Bob also noted that sales cycles are getting longer -- which is consistent with what I'm seeing with other vendors and from advising companies in the selection process. But in my view, much of the delay Ariba and others are seeing is not in the evaluation/bake-off period. Rather, it's the stop/start delay that's happening once the decision has been made to work with a given provider before it's possible to get all parties to sign off to get started. Bob puts it well when he noted that deals are still happening but "they're simply getting pushed out" for various reasons. This is an accurate statement -- not marketing or public company hyperbole.

What are the other takeaways from the earnings report and earnings call? For one, Ariba LIVE appears to have been a lead generation success if you look at the numbers (2,600 procurement and finance professionals registered for it, many of which we have to assume are new prospects for Ariba or current customers that might license additional solutions). Another takeaway I had is that Ariba confirmed the challenge of the current services environment, suggesting that companies are becoming more rigorous in how they scrutinize temporary labor -- including consultants. Ariba is not alone here in selling into a challenging services environment, but I do know of a number of boutique firms -- as well as larger consultancies -- that are having their best years ever at the moment.

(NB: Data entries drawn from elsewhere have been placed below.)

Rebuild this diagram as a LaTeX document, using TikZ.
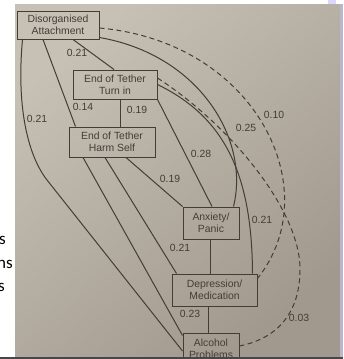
\documentclass[tikz,border=0pt]{standalone}
\usepackage{fontspec}
\setmainfont{Liberation Sans}
\newfontfamily\slidefont{Carlito}
\definecolor{ink}{HTML}{433D37}
\definecolor{bgLight}{HTML}{C6C0B5}
\definecolor{bgDark}{HTML}{A1998E}
\definecolor{strip}{HTML}{BAB6CE}
\tikzset{
  box/.style={draw=ink, line width=1pt, inner sep=0pt, align=center, text=ink,
    font=\fontsize{10.4}{11.6}\selectfont},
  lbl/.style={inner sep=0pt, text=ink, font=\fontsize{10.4}{11.6}\selectfont},
  link/.style={draw=ink, line width=1pt},
  dlink/.style={draw=ink, line width=1pt, dash pattern=on 5pt off 3.5pt},
  slide/.style={inner sep=0pt, anchor=base east, font=\slidefont\fontsize{17}{20}\selectfont, text=black}
}
\begin{document}
\begin{tikzpicture}[x=1pt,y=1pt]
\useasboundingbox (0,0) rectangle (343,-359);
\fill[white] (0,0) rectangle (343,-359);
\shade[top color=bgLight, bottom color=bgDark, shading angle=40] (15,-4) rectangle (340,-357);
\fill[strip] (340,-4) rectangle (343,-357);
\fill[white!85!blue] (328,0) rectangle (336,-4);

% slide text fragments
\node[slide] (s1) at (6,-244) {s};
\node[slide] (s2) at (13,-268) {ns};
\node[slide] (s3) at (5,-291) {s};

% boxes
\node[box, minimum width=82pt, minimum height=28pt] (DA) at (58,-25) {Disorganised\\Attachment};
\node[box, minimum width=84pt, minimum height=29pt] (TI) at (115,-84.5) {End of Tether\\Turn in};
\node[box, minimum width=86pt, minimum height=30pt] (HS) at (112,-142) {End of Tether\\Harm Self};
\node[box, minimum width=56pt, minimum height=32pt] (AP) at (211,-223) {Anxiety/\\Panic};
\node[box, minimum width=85pt, minimum height=32pt] (DM) at (214.5,-290) {Depression/\\Medication};
\node[box, minimum width=56pt, minimum height=32pt] (AL) at (211,-349) {Alcohol\\Problems};

% straight connectors
\draw[link] ([xshift=15pt]DA.south) -- ([xshift=-1pt]TI.north);
\draw[link] ([xshift=-15pt]DA.south) -- ([xshift=7pt]HS.north west);
\draw[link] ([xshift=5pt]TI.south) -- ([xshift=5pt]TI.south |- HS.north);
\draw[link] (TI.south east) -- ([xshift=1pt]AP.north);
\draw[link] ([xshift=14pt]HS.south) -- (AP.north west);
\draw[link] ([xshift=-7pt]HS.south) -- ([xshift=5pt]DM.north west);
\draw[link] ([xshift=-29pt]HS.south) -- ([yshift=-3pt]AL.north west);
\draw[link] ([xshift=-1pt]AP.south) -- ([xshift=-1pt]AP.south |- DM.north);
\draw[link] ([xshift=-3pt]AL.north) -- ([xshift=-3pt]AL.north |- DM.south);

% curved connectors
\draw[link] ([xshift=6pt]DA.south west) .. controls (16,-110) and (29,-157) .. (47,-180) -- ([yshift=-2pt]AL.west);
\draw[link] ([yshift=2pt]DA.south east) .. controls (200,-55) and (250,-140) .. ([xshift=-6pt]AP.north east);
\draw[link] (TI.east) .. controls (222,-116) and (252,-170) .. ([xshift=-5pt]DM.north east);
\draw[dlink] ([yshift=-3pt]DA.east) .. controls (256,-42) and (328,-190) .. ([yshift=-5pt]DM.north east);
\draw[dlink] ([yshift=6.5pt]TI.east) .. controls (230,-125) and (300,-210) .. (300,-269)
   .. controls (300,-320) and (270,-340) .. ([yshift=3pt]AL.east);

% labels
\node[lbl] (l1) at (77,-53) {0.21};
\node[lbl] (l2) at (83,-107) {0.14};
\node[lbl] (l3) at (137,-110) {0.19};
\node[lbl] (l4) at (37,-119) {0.21};
\node[lbl] (l5) at (201,-154) {0.28};
\node[lbl] (l6) at (170,-179) {0.19};
\node[lbl] (l7) at (246,-128) {0.25};
\node[lbl] (l8) at (274,-115) {0.10};
\node[lbl] (l9) at (262,-220) {0.21};
\node[lbl] (l10) at (180,-248) {0.21};
\node[lbl] (l11) at (190,-314) {0.23};
\node[lbl] (l12) at (299,-318) {0.03};

% bottom band
\fill[black!72] (0,-357) rectangle (343,-359);
\end{tikzpicture}
\end{document}
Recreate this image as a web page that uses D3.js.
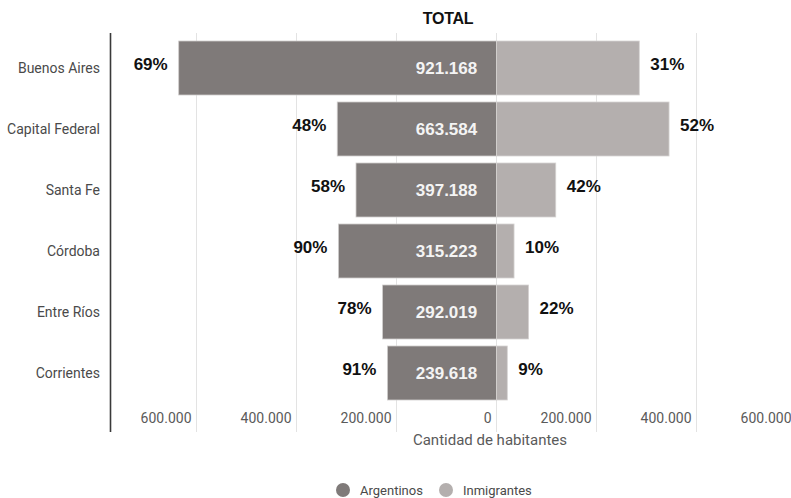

Clearly, Ariba is missing out on something from a services secret sauce perspective, especially considering that Bob admitted on the call that the implementation business is actually doing better than the sourcing services business. One theory I have is that Ariba is getting caught up in manufacturing volume declines and its sourcing services business is suffering (given that it has more exposure than most consulting organizations to direct materials). But another theory -- and this one I lend more credibility to -- is that Ariba is failing to build and maintain the level and number of executive relationships it needs to in order to sell large services deals.

Having lost at least two VP-level executives to AT Kearney Procurement solutions that I'm aware of in the past year, I can say that Ariba needs to get more serious about recruiting top (and expensive) client sales and management talent if it is to buck the current downward sourcing services trend. I also do not believe that from a sourcing consulting perspective, that Ariba has the current DNA it needs to thrive. The old Arthur Andersen team that came over originally with Kevin Costello was strong in technology, but not focused on process, operations or sourcing. And look what part of the consulting practice is doing well today. No surprise. If I were Ariba, I would look to make some expensive senior process-oriented consulting hires or to acquire a number of firms to ramp this business.

When it comes to the Ariba Supplier Network, growth slowed as the average volume per supplier was down, owing to declining order volumes in general. However, Ariba did manage to add additional suppliers and increase network revenue year-over-year by about 10%. Not huge, but proof the network model still has legs, even in an overall economic recession when companies are buying less. Towards the end of the call, Bob noted that release 10s1, which is going to be released shortly, or something to that effect, will mark the final integration of Procuri's features and usability into the Ariba platform. In his words, "a number of customers are scheduled to start transitioning" to that platform as soon as it is available. All I can say is that it's about time. Tying up all of the loose ends of the Procuri acquisition, which proved prescient for Ariba on many levels, has been a long-time in the operational making. But it's been worth it on many levels from customer acquisition to the philosophical shift that an On Demand software / services / content revenue model has required.

Disclosure: I am a former FreeMarkets employee who no longer holds any Ariba stock or the stock of any Ariba competitor (unless held indirectly via an index fund or ETF). Ariba is a sponsor of Spend Matters and is a consulting client of my firm, Azul Partners, as are many companies in the Spend Management sector. See full client disclosures here.